Una platea gremita ha accolto il 22 maggio, al St. Jean’s Theatre di New York, la prima mondiale di Rossini Perduto, nuova opera in tre atti musicata da David Winkler, su libretto di Luigi Ballerini e per la regia di Stefanos Koroneos. C’eravamo anche noi nella cornice del teatro incastonato tra le residenze dell’Upper East Side, testimoni di una rappresentazione sensazionale che ha trasformato un episodio marginale della storia dell’opera in un’esplorazione visionaria del genio creativo, delle occasioni perdute e del potere immaginifico della scena.
Rossini Perduto nasce da una cena realmente avvenuta nel 1849 tra Gioachino Rossini e Alexandre Dumas. Da quell’incontro, come racconta lo stesso Dumas nei suoi feuilleton, scaturì il progetto di un’opera – Les Étudiants de Boulogne (Gli studenti di Bologna) – mai realizzata a causa di un commensale che non ha mai consegnato a Rossini gli appunti della discussione. Da questo dettaglio dimenticato, Ballerini e Winkler hanno costruito un’opera che riflette sul non detto, sul non fatto, e sul senso stesso della creazione artistica.
Il lavoro si apre con un primo atto metateatrale, nel quale una serie di figure – tra cui la moglie di Rossini, Ludwig van Beethoven e Richard Wagner – rimproverano il compositore per la sua inattività. L’atmosfera è tesa, surreale, ironica. Ma è nel secondo atto che il pubblico viene trasportato nella famosa cena, ricostruita come una scena da commedia brillante, dove il dialogo tra Rossini e Dumas è trattato con affetto, e un pizzico di malinconia. Il terzo atto, infine, mette in scena l’opera mai composta, offrendo al pubblico ciò che la storia aveva negato.
Koroneos, regista e scenografo, ha scelto un’estetica visiva potente, ispirata a Metropolis di Fritz Lang: scenografie in bianco e nero, forti contrasti, proiezioni e luci taglienti, che danno vita a uno spazio sospeso tra cinema e teatro. La sua regia rifugge il realismo e si affida a una drammaturgia dell’immagine: figure stilizzate, gesti amplificati, movimenti geometrici che rimandano più al teatro espressionista che all’opera lirica tradizionale.
Per Winkler, newyorkese e compositore da sempre attratto dalla vocalità italiana, Rossini Perduto è stato un banco di prova linguistico e musicale.
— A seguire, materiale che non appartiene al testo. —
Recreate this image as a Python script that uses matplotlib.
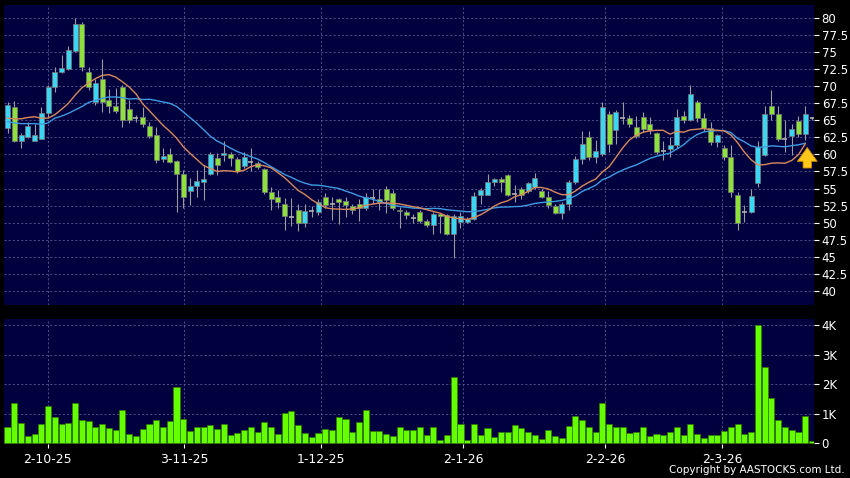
import numpy as np
import pandas as pd
import matplotlib
matplotlib.use("Agg")
import matplotlib.pyplot as plt

# Daily OHLC (oldest first)
opens = [63.8, 66.9, 61.9, 62.6, 62.0, 62.3, 66.0, 69.9, 72.0, 72.5,
         75.2, 79.1, 72.1, 67.6, 71.1, 68.0, 67.1, 69.9, 66.7, 65.4,
         65.4, 64.1, 62.8, 59.3, 60.0, 59.0, 57.1, 54.7, 55.4, 56.0,
         57.1, 59.5, 59.9, 60.0, 59.3, 58.3, 58.9, 58.8, 57.9, 54.5,
         53.7, 52.7, 50.9, 51.9, 50.0, 51.7, 51.6, 53.8, 52.7, 53.4,
         53.2, 52.4, 52.8, 52.2, 53.5, 53.4, 54.9, 54.4, 51.9, 51.5,
         50.7, 51.5, 50.2, 49.6, 51.2, 51.1, 48.4, 50.1, 50.1, 50.6,
         54.0, 54.1, 56.0, 56.4, 57.0, 54.2, 55.0, 54.6, 55.2, 54.7,
         53.8, 52.5, 51.4, 52.7, 56.0, 59.3, 62.5, 59.6, 60.1, 65.9,
         63.6, 65.3, 65.3, 64.0, 65.4, 64.4, 63.1, 60.5, 60.8, 61.4,
         65.6, 65.0, 67.7, 65.3, 63.8, 61.8, 61.0, 59.6, 54.0, 51.6,
         51.6, 55.8, 59.9, 67.1, 65.9, 62.2, 62.7, 64.9, 63.0, 65.3]
highs = [67.6, 67.8, 63.1, 64.8, 64.5, 66.9, 70.2, 72.8, 74.5, 75.9,
         79.9, 79.4, 72.8, 71.1, 73.9, 69.5, 69.7, 70.1, 68.0, 65.8,
         66.9, 64.8, 64.0, 61.0, 61.0, 59.2, 57.7, 56.6, 57.7, 58.4,
         60.4, 60.2, 62.0, 60.3, 59.6, 60.4, 61.0, 59.0, 58.0, 55.2,
         54.8, 53.6, 53.6, 52.7, 52.8, 52.4, 53.4, 54.4, 53.8, 53.6,
         53.8, 52.7, 53.4, 54.3, 55.0, 54.9, 55.3, 54.8, 52.3, 51.9,
         51.3, 51.9, 50.5, 51.5, 51.3, 51.3, 51.2, 51.6, 50.9, 54.5,
         55.1, 57.1, 56.6, 56.7, 57.1, 55.5, 55.2, 56.0, 57.2, 54.9,
         54.7, 52.7, 53.0, 56.2, 59.8, 63.4, 63.4, 62.1, 67.6, 66.3,
         66.5, 67.6, 65.8, 65.6, 66.2, 65.5, 63.3, 62.0, 62.6, 66.6,
         66.4, 70.1, 67.9, 66.1, 64.7, 63.0, 61.4, 61.4, 54.5, 52.6,
         55.0, 61.9, 67.1, 69.4, 67.1, 65.1, 64.5, 65.6, 67.1, 65.5]
lows = [63.1, 61.8, 61.0, 62.4, 61.9, 62.2, 65.5, 69.2, 71.9, 72.3,
        75.0, 72.2, 69.4, 67.2, 66.2, 66.1, 66.0, 64.0, 64.6, 64.8,
        64.0, 62.4, 58.8, 58.9, 58.7, 51.6, 52.1, 52.6, 53.8, 53.3,
        57.0, 57.0, 59.0, 58.3, 57.2, 58.0, 57.5, 57.9, 54.2, 51.9,
        52.1, 48.9, 49.5, 48.8, 49.4, 50.8, 51.1, 52.1, 50.4, 49.8,
        50.9, 51.3, 50.3, 51.8, 52.8, 51.9, 51.4, 51.9, 49.2, 50.6,
        49.9, 50.0, 49.4, 48.3, 48.5, 48.2, 44.8, 49.2, 49.9, 50.4,
        52.8, 54.0, 55.4, 54.5, 53.9, 53.1, 53.4, 54.3, 55.0, 53.6,
        52.1, 51.2, 50.6, 51.8, 55.6, 58.6, 59.2, 58.8, 59.8, 60.3,
        61.5, 64.5, 64.0, 62.4, 63.3, 63.0, 60.0, 59.2, 59.6, 61.0,
        64.6, 64.9, 64.8, 63.4, 61.4, 61.1, 59.2, 53.8, 49.0, 50.1,
        51.4, 55.2, 59.8, 65.0, 61.9, 60.4, 59.9, 62.6, 62.1, 65.1]
closes = [67.2, 61.9, 62.8, 64.1, 62.9, 66.0, 69.9, 72.0, 72.6, 75.3,
          79.1, 72.8, 69.9, 70.4, 67.6, 67.1, 66.3, 65.1, 65.0, 65.3,
          64.4, 62.7, 59.2, 59.8, 58.9, 57.1, 53.7, 55.4, 56.1, 56.4,
          60.0, 58.5, 60.2, 59.4, 57.5, 59.6, 58.9, 58.2, 54.5, 53.4,
          53.1, 51.0, 50.9, 50.0, 51.7, 51.8, 53.0, 52.6, 52.7, 53.1,
          52.6, 51.9, 52.2, 53.8, 53.6, 53.1, 53.3, 52.1, 51.7, 51.1,
          50.6, 50.2, 49.6, 51.2, 51.0, 48.4, 51.0, 51.0, 50.6, 53.9,
          54.8, 56.0, 56.4, 56.0, 54.0, 54.2, 54.0, 55.8, 56.5, 53.8,
          52.6, 51.4, 52.7, 56.0, 59.3, 61.5, 59.6, 60.5, 66.9, 61.5,
          66.2, 65.3, 64.4, 62.7, 63.7, 63.6, 60.4, 60.5, 61.3, 65.5,
          65.0, 68.8, 65.3, 63.8, 61.8, 62.8, 59.6, 54.5, 50.0, 51.6,
          53.9, 61.1, 65.9, 65.9, 62.2, 62.3, 63.7, 63.0, 65.9, 65.3]
# volume in thousands
volume = [0.57, 1.36, 0.69, 0.26, 0.31, 0.65, 1.25, 0.89, 0.66, 0.69,
          1.38, 0.78, 0.74, 0.54, 0.66, 0.51, 0.46, 1.13, 0.31, 0.26,
          0.49, 0.66, 0.80, 0.57, 0.76, 1.89, 0.83, 0.43, 0.57, 0.57,
          0.63, 0.49, 0.65, 0.29, 0.36, 0.46, 0.54, 0.39, 0.72, 0.54,
          0.31, 1.02, 1.08, 0.63, 0.35, 0.22, 0.35, 0.48, 0.46, 0.88,
          0.83, 0.39, 0.71, 1.13, 0.43, 0.42, 0.33, 0.26, 0.55, 0.44,
          0.44, 0.57, 0.29, 0.55, 0.12, 0.29, 2.24, 0.66, 0.12, 0.65,
          0.29, 0.52, 0.21, 0.37, 0.40, 0.63, 0.51, 0.38, 0.27, 0.15,
          0.46, 0.26, 0.18, 0.60, 0.93, 0.80, 0.54, 0.38, 1.38, 0.66,
          0.57, 0.55, 0.35, 0.40, 0.57, 0.24, 0.33, 0.27, 0.37, 0.54,
          0.27, 0.65, 0.31, 0.18, 0.27, 0.27, 0.43, 0.54, 0.66, 0.33,
          0.38, 4.00, 2.57, 1.53, 0.80, 0.55, 0.46, 0.37, 0.93, 0.09]

# moving-average values visible before enough history
ma10_head = [65.3, 65.2, 65.2, 65.4, 65.5, 65.3, 65.3, 65.8, 66.6]
ma20_head = [64.8, 64.6, 64.5, 64.5, 64.5, 64.4, 64.6, 65.3, 65.6, 66.0,
             66.5, 67.0, 67.6, 67.9, 68.2, 68.4, 68.4, 68.3, 68.1]

date_labels = ["2-10-25", "3-11-25", "1-12-25", "2-1-26", "2-2-26", "2-3-26"]
date_pos = [5.95, 26.1, 46.3, 67.4, 88.4, 105.7]

price_ticks = [80, 77.5, 75, 72.5, 70, 67.5, 65, 62.5, 60, 57.5, 55, 52.5,
               50, 47.5, 45, 42.5, 40]
vol_ticks = [0, 1, 2, 3, 4]
vol_tick_labels = ["0", "1K", "2K", "3K", "4K"]

BG = "#00003e"
UP = "#3ad6f2"
DOWN = "#8ee03a"
WICK = "#9c9c9c"
GRID = "#5c5c92"
DASH = (0, (2.5, 2.5))

n = len(closes)
x = np.arange(n)
s = pd.Series(closes)
ma10 = s.rolling(10).mean().to_numpy()
ma20 = s.rolling(20).mean().to_numpy()
ma10[:len(ma10_head)] = ma10_head
ma20[:len(ma20_head)] = ma20_head

fig = plt.figure(figsize=(8.5, 4.78), dpi=100, facecolor="black")
ax = fig.add_axes([0.0047, 0.3619, 0.953, 0.6276], facecolor=BG)
axv = fig.add_axes([0.0047, 0.0718, 0.953, 0.2608], facecolor=BG, sharex=ax)

# grid
for a in (ax, axv):
    for p in date_pos:
        a.axvline(p, color=GRID, lw=0.6, ls=DASH, zorder=0)
for p in price_ticks:
    ax.axhline(p, color=GRID, lw=0.6, ls=DASH, zorder=0)
for v in vol_ticks[1:]:
    axv.axhline(v, color=GRID, lw=0.6, ls=DASH, zorder=0)

# candles
w = 0.74
for i in range(n):
    o, h, l, c = opens[i], highs[i], lows[i], closes[i]
    ax.vlines(x[i], l, h, color=WICK, lw=0.8, zorder=2)
    if abs(c - o) < 0.15:
        ax.hlines((o + c) / 2, x[i] - w / 2, x[i] + w / 2, color="#b0b0b0", lw=1.2, zorder=3)
        continue
    col = UP if c > o else DOWN
    ax.bar(x[i], abs(c - o), bottom=min(o, c), width=w, color=col,
           edgecolor="#7a7a7a", linewidth=0.5, zorder=3)

m = n - 1
ax.plot(x[:m], ma20[:m], color="#3f9be0", lw=1.0, zorder=4)
ax.plot(x[:m], ma10[:m], color="#d98a5c", lw=1.0, zorder=4)

ax.annotate("", xy=(118.3, 61.4), xytext=(118.3, 57.6),
            arrowprops=dict(arrowstyle="simple,head_width=1.3,head_length=0.9,tail_width=0.55",
                            fc="#ffc81a", ec="#d08a00", lw=0.6, mutation_scale=11),
            zorder=6)

ax.set_xlim(-0.52, 119.3)
ax.set_ylim(37.95, 81.86)
axv.set_ylim(-0.01, 4.2)

axv.bar(x, volume, width=0.9, color="#66ff00", edgecolor="#2f7a00", linewidth=0.5, zorder=3)

for a in (ax, axv):
    for sp in a.spines.values():
        sp.set_visible(False)
    a.yaxis.tick_right()
    a.tick_params(axis="y", colors="white", labelcolor="white", length=3.5,
                  width=0.8, pad=2, labelsize=8.5)

ax.set_yticks(price_ticks)
ax.set_yticklabels([f"{t:g}" for t in price_ticks])
ax.tick_params(axis="x", bottom=False, labelbottom=False)

axv.set_yticks(vol_ticks)
axv.set_yticklabels(vol_tick_labels)
axv.set_xticks(date_pos)
axv.set_xticklabels(date_labels)
axv.tick_params(axis="x", colors="white", labelcolor="white", length=3,
                width=0.8, pad=4, labelsize=9)

fig.text(0.994, 0.006, "Copyright by AASTOCKS.com Ltd.", color="white",
         fontsize=7.5, ha="right", va="bottom")

fig.savefig("out.png", dpi=100, facecolor="black")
Il libretto, scritto in italiano, ha richiesto un’attenzione particolare alla prosodia e al ritmo, ma ha anche permesso una scrittura vocale fluida, che omaggia Rossini. L’orchestrazione – affidata alla Long Island Concert Orchestra diretta da Enrico Fagone – alterna momenti cameristici e impennate sinfoniche, riflettendo la struttura a scatole cinesi dell’opera.
Nel 2025 ricorrono i duecento anni dalla prima rappresentazione operistica a New York, Il Barbiere di Siviglia di Rossini. Un omaggio dichiarato e affettuoso, che in Rossini Perduto diventa anche una riflessione sul tempo, la memoria e il lascito dei grandi compositori. A chiudere l’opera, una citazione di Ezra Pound scelta da Ballerini: «Aver fatto invece di non fare non è vanità».